#### [Available data]
-- start --

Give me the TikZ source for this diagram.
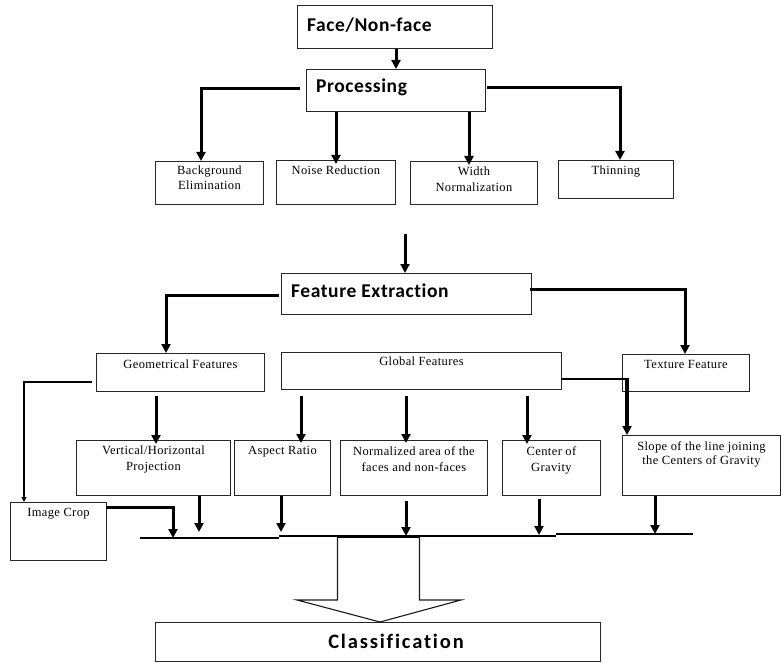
\documentclass[tikz,border=0pt]{standalone}
\usepackage{fontspec}
\setmainfont{Liberation Serif}[LetterSpace=3]
\newfontfamily\titlefont{Carlito}[Ligatures=NoCommon, LetterSpace=3]
\newfontfamily\clsfont{Carlito}[Ligatures=NoCommon, LetterSpace=9]
\usetikzlibrary{arrows.meta}
\tikzset{
  box/.style={draw=black!85, line width=0.9pt, anchor=north west, inner sep=0pt},
  small/.style={font=\fontsize{12.5}{16}\selectfont, align=center, inner sep=0pt, anchor=north},
  big/.style={font=\titlefont\bfseries\fontsize{19.5}{22}\selectfont, inner sep=0pt},
  arr/.style={line width=3pt, -{Triangle[length=9pt,width=9pt]}},
  base/.style={line width=1.5pt},
}
\newcommand{\bx}[5]{\node[box, minimum width=#3pt, minimum height=#4pt] (#5) at (#1,#2) {};}
\begin{document}
\begin{tikzpicture}[x=1pt,y=-1pt]
\useasboundingbox (0,0) rectangle (781,663);
% boxes
\bx{297}{5}{195}{43}{face}
\bx{306}{69}{179}{42}{proc}
\bx{155}{161}{108}{43}{bg}
\bx{276}{160}{119}{44}{noise}
\bx{410}{161}{127}{43}{width}
\bx{558}{160}{115}{38}{thin}
\bx{281}{273}{250}{41}{fe}
\bx{96}{353}{168}{38}{geo}
\bx{281}{352}{280}{37}{glob}
\bx{622}{354}{127}{37}{tex}
\bx{76}{440}{154}{55}{vert}
\bx{234}{440}{96}{55}{asp}
\bx{340}{440}{147}{55}{norm}
\bx{502}{440}{98}{55}{cog}
\bx{622}{435}{158}{60}{slope}
\bx{10}{502}{96}{58}{crop}
\bx{155}{622}{445}{39}{cls}
% titles
\node[big, anchor=west] (tface) at (307,25) {Face/Non-face};
\node[big, anchor=west] (tproc) at (316,87) {Processing};
\node[big, anchor=west] (tfe) at (291,291) {Feature Extraction};
\node[font=\clsfont\bfseries\fontsize{20.5}{24}\selectfont, inner sep=0pt] (tcls) at (396,641) {Classification};
% small labels
\node[small] (tbg) at ([yshift=-5pt]bg.north) {Background\\[-1.5pt]Elimination};
\node[small] (tnoise) at ([yshift=-6pt]noise.north) {Noise Reduction};
\node[small] (twidth) at ([yshift=-6pt]width.north) {Width\\Normalization};
\node[small] (tthin) at ([yshift=-6pt]thin.north) {Thinning};
\node[small] (tgeo) at ([yshift=-7pt]geo.north) {Geometrical Features};
\node[small] (tglob) at ([yshift=-5pt]glob.north) {Global Features};
\node[small] (ttex) at ([yshift=-6pt]tex.north) {Texture Feature};
\node[small] (tvert) at ([yshift=-6pt]vert.north) {Vertical/Horizontal\\Projection};
\node[small] (tasp) at ([yshift=-6pt]asp.north) {Aspect Ratio};
\node[small] (tnorm) at ([yshift=-6pt]norm.north) {Normalized area of the\\faces and non-faces};
\node[small] (tcog) at ([yshift=-6pt]cog.north) {Center of\\Gravity};
\node[small] (tslope) at ([yshift=-6pt]slope.north) {Slope of the line joining\\[-1.5pt]the Centers of Gravity};
\node[small] (tcrop) at ([yshift=-6pt]crop.north) {Image Crop};
% coordinates for connectors
\coordinate (procL) at (300,89);
\coordinate (procR) at (487,88);
\coordinate (feL) at (279,295);
\coordinate (feR) at (530,289);
\coordinate (geoL) at (92,382);
\coordinate (globR) at (561,379);
\coordinate (cropR) at (106,507);
\coordinate (b1) at (140,538);
\coordinate (b2) at (279,538);
\coordinate (b3) at (279,536);
\coordinate (b4) at (556,536);
\coordinate (b5) at (556,534);
\coordinate (b6) at (693,534);
% connectors top
\draw[arr] (face.south -| 396,0) -- (proc.north -| 396,0);
\draw[arr] (procL) -| (bg.north -| 201,0);
\draw[arr] (procR) -| (thin.north -| 620,0);
\draw[arr] (proc.south -| 336,0) -- ([yshift=-4pt]noise.north -| 336,0);
\draw[arr] (proc.south -| 469,0) -- ([yshift=-4pt]width.north -| 469,0);
\draw[arr] (405,234) -- (fe.north -| 405,0);
\draw[arr] (feL) -| (geo.north -| 166,0);
\draw[arr] (feR) -| (tex.north -| 685,0);
% to second level
\draw[arr] ([yshift=-4pt]geo.south -| 156,0) -- ([yshift=-4pt]vert.north -| 156,0);
\draw[arr] ([yshift=-6pt]glob.south -| 301,0) -- ([yshift=-3pt]asp.north -| 301,0);
\draw[arr] ([yshift=-6pt]glob.south -| 406,0) -- ([yshift=-3pt]norm.north -| 406,0);
\draw[arr] ([yshift=-6pt]glob.south -| 527,0) -- ([yshift=-4pt]cog.north -| 527,0);
\draw[line width=2pt] (globR) -- (627,379);
\draw[line width=3.6pt, -{Triangle[length=9pt,width=9pt]}] (627,378) -- (slope.north -| 627,0);
\draw[line width=2.6pt, -{Triangle[length=5pt,width=5pt]}] (geoL) -| (crop.north -| 24,0);
% to bottom line
\draw[arr] (cropR) -| (173,538);
\draw[arr] (vert.south -| 199,0) -- (199,532);
\draw[arr] (asp.south -| 281,0) -- (281,532);
\draw[arr] ([yshift=-5pt]norm.south -| 406,0) -- (406,536);
\draw[arr] ([yshift=-3pt]cog.south -| 539,0) -- (539,535);
\draw[arr] (slope.south -| 655,0) -- (655,534);
\draw[base] (b1) -- (b2) (b3) -- (b4) (b5) -- (b6);
% hollow arrow to classification
\draw[line width=1.1pt, draw=black!90, line join=miter]
  (337.5,600) -- (337.5,537) -- (419.5,537) -- (419.5,600) -- (461,600) -- (cls.north -| 380,0) -- (297,600) -- cycle;
\draw[line width=2.2pt] (337,537) -- (419,537);
\end{tikzpicture}
\end{document}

-- end --

#### [What the exercise asks]
Leave out the pictures and print every line of the data exactly.

#### [Result]
Give me the TikZ source for this diagram.
\documentclass[tikz,border=0pt]{standalone}
\usepackage{fontspec}
\setmainfont{Liberation Serif}[LetterSpace=3]
\newfontfamily\titlefont{Carlito}[Ligatures=NoCommon, LetterSpace=3]
\newfontfamily\clsfont{Carlito}[Ligatures=NoCommon, LetterSpace=9]
\usetikzlibrary{arrows.meta}
\tikzset{
  box/.style={draw=black!85, line width=0.9pt, anchor=north west, inner sep=0pt},
  small/.style={font=\fontsize{12.5}{16}\selectfont, align=center, inner sep=0pt, anchor=north},
  big/.style={font=\titlefont\bfseries\fontsize{19.5}{22}\selectfont, inner sep=0pt},
  arr/.style={line width=3pt, -{Triangle[length=9pt,width=9pt]}},
  base/.style={line width=1.5pt},
}
\newcommand{\bx}[5]{\node[box, minimum width=#3pt, minimum height=#4pt] (#5) at (#1,#2) {};}
\begin{document}
\begin{tikzpicture}[x=1pt,y=-1pt]
\useasboundingbox (0,0) rectangle (781,663);
% boxes
\bx{297}{5}{195}{43}{face}
\bx{306}{69}{179}{42}{proc}
\bx{155}{161}{108}{43}{bg}
\bx{276}{160}{119}{44}{noise}
\bx{410}{161}{127}{43}{width}
\bx{558}{160}{115}{38}{thin}
\bx{281}{273}{250}{41}{fe}
\bx{96}{353}{168}{38}{geo}
\bx{281}{352}{280}{37}{glob}
\bx{622}{354}{127}{37}{tex}
\bx{76}{440}{154}{55}{vert}
\bx{234}{440}{96}{55}{asp}
\bx{340}{440}{147}{55}{norm}
\bx{502}{440}{98}{55}{cog}
\bx{622}{435}{158}{60}{slope}
\bx{10}{502}{96}{58}{crop}
\bx{155}{622}{445}{39}{cls}
% titles
\node[big, anchor=west] (tface) at (307,25) {Face/Non-face};
\node[big, anchor=west] (tproc) at (316,87) {Processing};
\node[big, anchor=west] (tfe) at (291,291) {Feature Extraction};
\node[font=\clsfont\bfseries\fontsize{20.5}{24}\selectfont, inner sep=0pt] (tcls) at (396,641) {Classification};
% small labels
\node[small] (tbg) at ([yshift=-5pt]bg.north) {Background\\[-1.5pt]Elimination};
\node[small] (tnoise) at ([yshift=-6pt]noise.north) {Noise Reduction};
\node[small] (twidth) at ([yshift=-6pt]width.north) {Width\\Normalization};
\node[small] (tthin) at ([yshift=-6pt]thin.north) {Thinning};
\node[small] (tgeo) at ([yshift=-7pt]geo.north) {Geometrical Features};
\node[small] (tglob) at ([yshift=-5pt]glob.north) {Global Features};
\node[small] (ttex) at ([yshift=-6pt]tex.north) {Texture Feature};
\node[small] (tvert) at ([yshift=-6pt]vert.north) {Vertical/Horizontal\\Projection};
\node[small] (tasp) at ([yshift=-6pt]asp.north) {Aspect Ratio};
\node[small] (tnorm) at ([yshift=-6pt]norm.north) {Normalized area of the\\faces and non-faces};
\node[small] (tcog) at ([yshift=-6pt]cog.north) {Center of\\Gravity};
\node[small] (tslope) at ([yshift=-6pt]slope.north) {Slope of the line joining\\[-1.5pt]the Centers of Gravity};
\node[small] (tcrop) at ([yshift=-6pt]crop.north) {Image Crop};
% coordinates for connectors
\coordinate (procL) at (300,89);
\coordinate (procR) at (487,88);
\coordinate (feL) at (279,295);
\coordinate (feR) at (530,289);
\coordinate (geoL) at (92,382);
\coordinate (globR) at (561,379);
\coordinate (cropR) at (106,507);
\coordinate (b1) at (140,538);
\coordinate (b2) at (279,538);
\coordinate (b3) at (279,536);
\coordinate (b4) at (556,536);
\coordinate (b5) at (556,534);
\coordinate (b6) at (693,534);
% connectors top
\draw[arr] (face.south -| 396,0) -- (proc.north -| 396,0);
\draw[arr] (procL) -| (bg.north -| 201,0);
\draw[arr] (procR) -| (thin.north -| 620,0);
\draw[arr] (proc.south -| 336,0) -- ([yshift=-4pt]noise.north -| 336,0);
\draw[arr] (proc.south -| 469,0) -- ([yshift=-4pt]width.north -| 469,0);
\draw[arr] (405,234) -- (fe.north -| 405,0);
\draw[arr] (feL) -| (geo.north -| 166,0);
\draw[arr] (feR) -| (tex.north -| 685,0);
% to second level
\draw[arr] ([yshift=-4pt]geo.south -| 156,0) -- ([yshift=-4pt]vert.north -| 156,0);
\draw[arr] ([yshift=-6pt]glob.south -| 301,0) -- ([yshift=-3pt]asp.north -| 301,0);
\draw[arr] ([yshift=-6pt]glob.south -| 406,0) -- ([yshift=-3pt]norm.north -| 406,0);
\draw[arr] ([yshift=-6pt]glob.south -| 527,0) -- ([yshift=-4pt]cog.north -| 527,0);
\draw[line width=2pt] (globR) -- (627,379);
\draw[line width=3.6pt, -{Triangle[length=9pt,width=9pt]}] (627,378) -- (slope.north -| 627,0);
\draw[line width=2.6pt, -{Triangle[length=5pt,width=5pt]}] (geoL) -| (crop.north -| 24,0);
% to bottom line
\draw[arr] (cropR) -| (173,538);
\draw[arr] (vert.south -| 199,0) -- (199,532);
\draw[arr] (asp.south -| 281,0) -- (281,532);
\draw[arr] ([yshift=-5pt]norm.south -| 406,0) -- (406,536);
\draw[arr] ([yshift=-3pt]cog.south -| 539,0) -- (539,535);
\draw[arr] (slope.south -| 655,0) -- (655,534);
\draw[base] (b1) -- (b2) (b3) -- (b4) (b5) -- (b6);
% hollow arrow to classification
\draw[line width=1.1pt, draw=black!90, line join=miter]
  (337.5,600) -- (337.5,537) -- (419.5,537) -- (419.5,600) -- (461,600) -- (cls.north -| 380,0) -- (297,600) -- cycle;
\draw[line width=2.2pt] (337,537) -- (419,537);
\end{tikzpicture}
\end{document}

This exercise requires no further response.